ID: HR23-127
Presenting author: Nick Kent
Presenting author biography:
Nick is a qualified school teacher, a peer educator and policy reform advocate. Nick conducted research in school drug education, facilitates tertiary student activism as the National Director of Students for Sensible Drug Policy Australia, and coordinates advocacy for Victorian people who use drugs as Harm Reduction Victoria's Policy Lead.
What’s going on with school drug education? Principles, Principals and piloting “Smarter About Drugs”
Nick Kent
Australian drug policies and programs occur within an overarching context of a “harm minimisation” National Drug Strategy, within which harm reduction and harm prevention approaches take various forms. These tripartite responses to drug-related harm remain inconsistently defined in literature and policy. Meanwhile, school drug education (SDE) has been regularly valourised as a crucial intervention to prevent either, or both, drug use and its potential related harms. However while no academic data exists on Australian community satisfaction with SDE approaches - many are none-the-less routinely acknowledged as insufficient, inappropriate, inconsistent or even comical. So, what’s going on with Australian SDE?

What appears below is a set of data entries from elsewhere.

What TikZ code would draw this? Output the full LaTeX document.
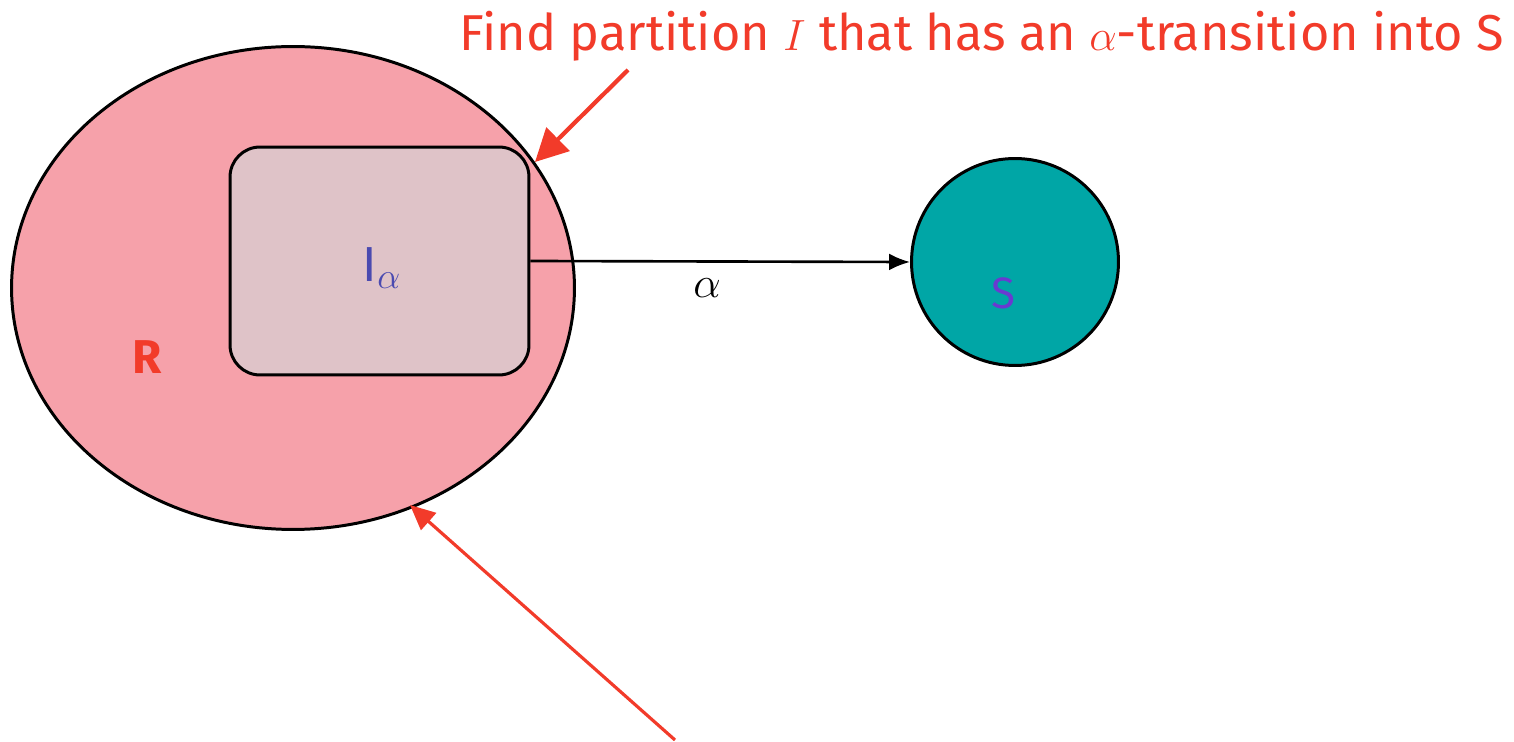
\documentclass[tikz,border=0pt]{standalone}
\usepackage{fontspec}
\setmainfont{Fira Sans}
\usepackage{tikz}
\usetikzlibrary{positioning,shapes.geometric,arrows.meta}
\definecolor{setpink}{HTML}{F6A1AA}
\definecolor{partpink}{HTML}{DFC3C8}
\definecolor{stateteal}{HTML}{00A6A6}
\definecolor{notered}{HTML}{F23B2A}
\definecolor{labelblue}{HTML}{4A4AB0}
\definecolor{labelpurple}{HTML}{6A3AD0}

\begin{document}
\begin{tikzpicture}[
    x=0.02cm, y=-0.02cm,
    line width=1.7pt,
    >=Latex,
    region/.style={
        ellipse,
        draw=black,
        fill=setpink,
        minimum width=11.26cm,
        minimum height=9.66cm,
        inner sep=0pt
    },
    part/.style={
        rectangle,
        rounded corners=0.6cm,
        draw=black,
        fill=partpink,
        minimum width=5.98cm,
        minimum height=4.56cm
    },
    target/.style={
        circle,
        draw=black,
        fill=stateteal,
        minimum size=4.14cm,
        inner sep=0pt
    },
    note/.style={
        draw=notered,
        line width=#1,
    },
]
\useasboundingbox (0,0) rectangle (1514,742);

\node[region] (R) at (293,288) {};
\node[part]   (I) at (379.5,261) {};
\node[target] (S) at (1015,262) {};

\node[text=notered, font=\fontsize{27}{30}\selectfont\bfseries] (Rlabel) at (147,357) {R};
\node[text=labelblue, font=\fontsize{28}{30}\selectfont] (Ilabel) at (382,268) {I$_\alpha$};
\node[text=labelpurple, font=\fontsize{25}{30}\selectfont] (Slabel) at (1003,293) {S};

\draw[->, line width=1.5pt, -{Latex[length=0.42cm,width=0.34cm]}] (I.east) -- (S.west);
\node[font=\fontsize{24}{26}\selectfont] (alpha) at (707,288) {$\alpha$};

\node[text=notered, font=\fontsize{28.7}{34}\selectfont, anchor=west, inner sep=0pt] (title) at (458,36)
    {Find partition $I$ that has an $\alpha$-transition into S};

% pointers
\coordinate (topstart) at (628,70);
\coordinate (topend)   at (535,162);
\draw[note=2.4pt, -{Triangle[length=0.65cm,width=0.65cm]}] (topstart) -- (topend);

\coordinate (botstart) at (675,740);
\coordinate (botend)   at (410,505);
\draw[note=1.8pt, -{Triangle[length=0.5cm,width=0.45cm]}] (botstart) -- (botend);

\end{tikzpicture}
\end{document}
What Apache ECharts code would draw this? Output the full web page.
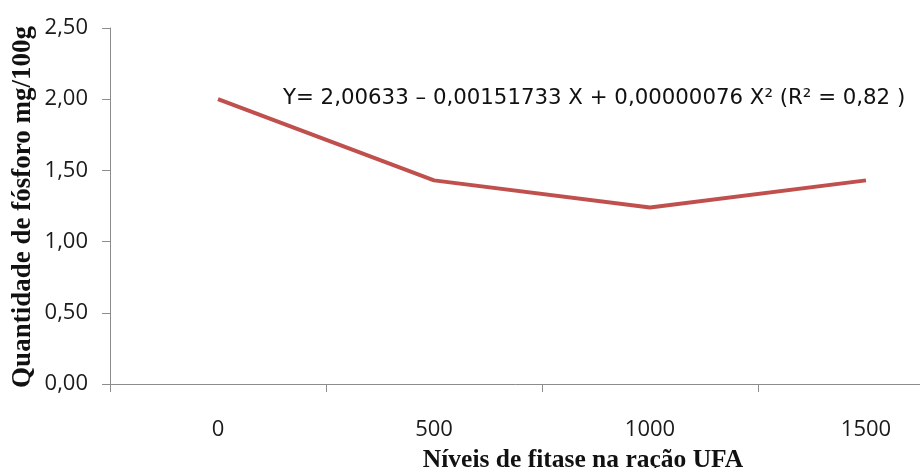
<!DOCTYPE html>
<html><head><meta charset="utf-8">
<script src="https://cdn.jsdelivr.net/npm/echarts@6/dist/echarts.min.js"></script>
<style>html,body{margin:0;padding:0;background:#fff}#c{width:920px;height:468px}</style>
</head><body><div id="c"></div>
<script>
const categories = ['0', '500', '1000', '1500'];
const values = [2.00, 1.43, 1.24, 1.43];
const yTicks = [0, 0.5, 1.0, 1.5, 2.0, 2.5];
const equation = 'Y= 2,00633 \u2013 0,00151733 X + 0,00000076 X\u00B2 (R\u00B2 = 0,82 )';
const xTitle = 'Níveis de fitase na ração UFA';
const yTitle = 'Quantidade de fósforo mg/100g';

const chart = echarts.init(document.getElementById('c'));
chart.setOption({
  animation: false,
  backgroundColor: '#fff',
  grid: { left: 110, right: -54, top: 28, bottom: 84, containLabel: false, outerBoundsMode: 'none' },
  xAxis: {
    type: 'category', data: categories, boundaryGap: true,
    axisLine: { lineStyle: { color: '#8c8c8c', width: 1 } },
    axisTick: { show: true, length: 8, alignWithLabel: false, lineStyle: { color: '#8c8c8c' } },
    axisLabel: { color: '#1a1a1a', fontSize: 22, fontFamily: 'Open Sans', margin: 35 }
  },
  yAxis: {
    type: 'value', min: yTicks[0], max: yTicks[yTicks.length - 1], interval: 0.5,
    axisLine: { show: true, lineStyle: { color: '#8c8c8c', width: 1 } },
    axisTick: { show: true, length: 8, lineStyle: { color: '#8c8c8c' } },
    splitLine: { show: false },
    axisLabel: { color: '#1a1a1a', fontSize: 22, fontFamily: 'Open Sans', margin: 22,
      formatter: v => v.toFixed(2).replace('.', ',') }
  },
  series: [{
    type: 'line', data: values, showSymbol: false, symbol: 'none',
    lineStyle: { color: '#C0504D', width: 4 }
  }],
  graphic: [{
    type: 'text', x: 283, y: 98,
    style: { text: equation, fontFamily: 'DejaVu Sans', fontSize: 21.3, fill: '#111', textVerticalAlign: 'middle' }
  }, {
    type: 'text', x: 583, y: 460,
    style: { text: xTitle, fontFamily: 'Liberation Serif', fontWeight: 'bold', fontSize: 25.5, fill: '#111',
      textAlign: 'center', textVerticalAlign: 'middle' }
  }, {
    type: 'text', x: 23, y: 207, rotation: Math.PI / 2,
    style: { text: yTitle, fontFamily: 'Liberation Serif', fontWeight: 'bold', fontSize: 27, fill: '#111',
      textAlign: 'center', textVerticalAlign: 'middle' }
  }]
});
</script></body></html>
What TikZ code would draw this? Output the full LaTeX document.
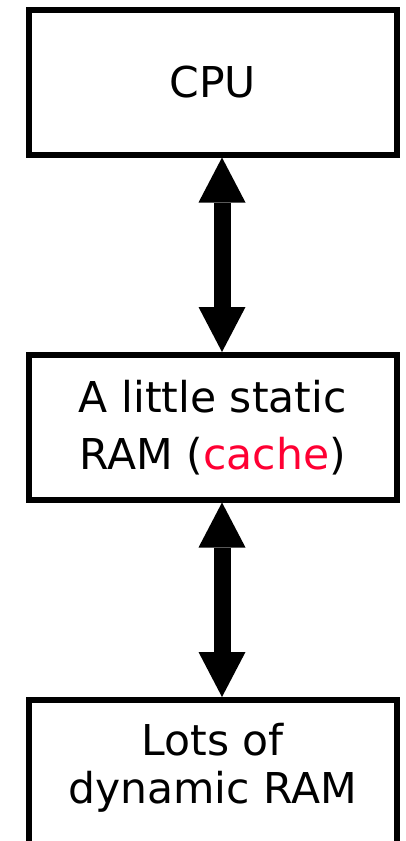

This paper will summarise the findings of several qualitative studies conducted between 2017 and 2020 analysing Australian SDE literature, policy, curricula and classroom practice. A post-structural analysis of the Australian Government’s Principles for School Drug Education found that literature and policy is characterized by the poorly defined and interchangeable use of the key terms harm minimisation, harm prevention and harm reduction. A Survey of School Principals found that school administrators struggled to navigate the complex and incoherent range of resources and services available. Finally, results will be presented from the trial of Smarter About Drugs, an SDE module grounded instead in principles of democratic health education and constructivist pedagogy, piloted at two Victorian secondary schools in 2019, which indicated: facilitating of open discussion about drugs, critical thinking, increased capacity to search for more information, encouraging participation in broader discussions, cultivating more empathetic responses to drug use, engaging otherwise disengaged students, enhancing teacher-student relationships and enabling more open discussions with family.
SDE will then be theorized as a unique site in which individual and community health literacies and harm reducing capacities are formed, encouraged or denied in ways that are poorly measured and understood; justifying a wholesale review of Australian drug education.